Russia’s biggest problems are not monetary
It is correct that Market Monetarists seem to be obsessed with talking about monetary policy, but in the case of Russia I would also argue that even though there is a significant need for monetary policy reform monetary policy is not Russia’s biggest problem. In fact I believe the conduction of monetary policy has improved greatly in the last couple of years.
Russia’s biggest problem is structural. The country is struggling with massive overregulation, lack of competition and widespread corruption. There are very esay solutions to this: Deregulation and privatization. Every sane economist would tell you that, but the political reality in Russia means that reforms are painfully slow. In fact if anything corruption seems to have become even more widespread over the past decade.

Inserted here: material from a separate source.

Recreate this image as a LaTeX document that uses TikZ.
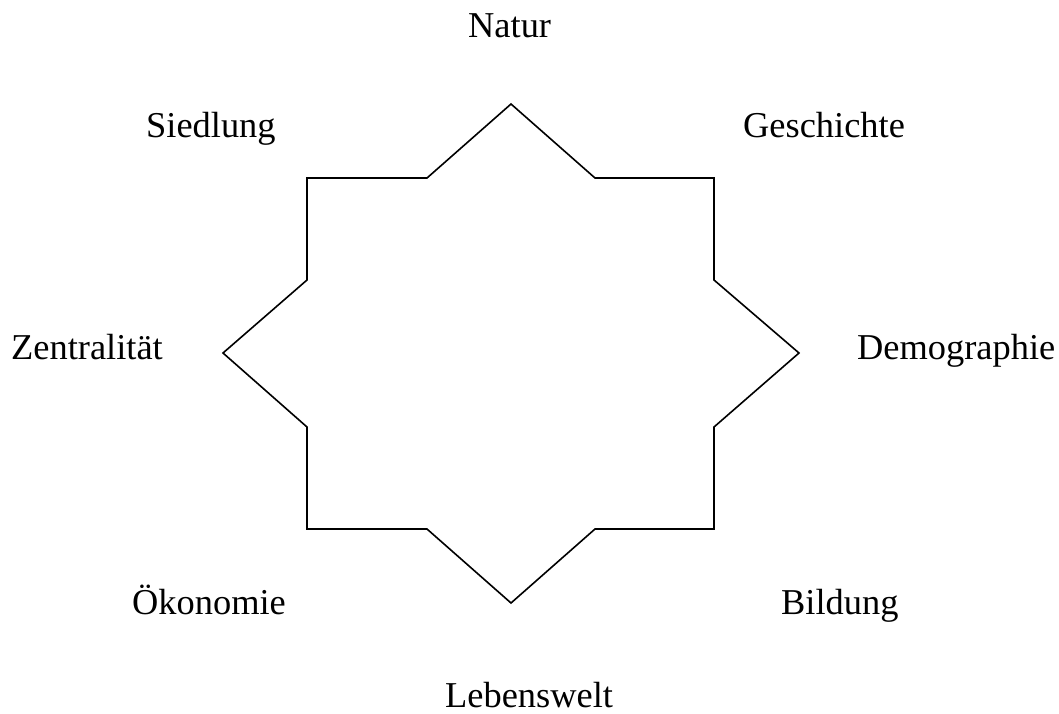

Russian policy makers need to deal with these issues if they want to boost real GDP growth over the medium term. The Russian central bank can ensure nominal stability but it can do little else to increase real GDP growth. That is a case for the Russian government. On that I am unfortunately not too optimistic, but hope I will be proven wrong.
PS My story that the drop in oil prices measured in ruble is about domestic demand rather than export growth is of course very similar to the point I have been making about Japanese monetary stimulus. Monetary easing in Japan might be weakening the currency, but it is not about lifting exports, but about boosting domestic demand. That be the way seem to be exactly what is happening in the Japan. See for example this story from Bloomberg from earlier today.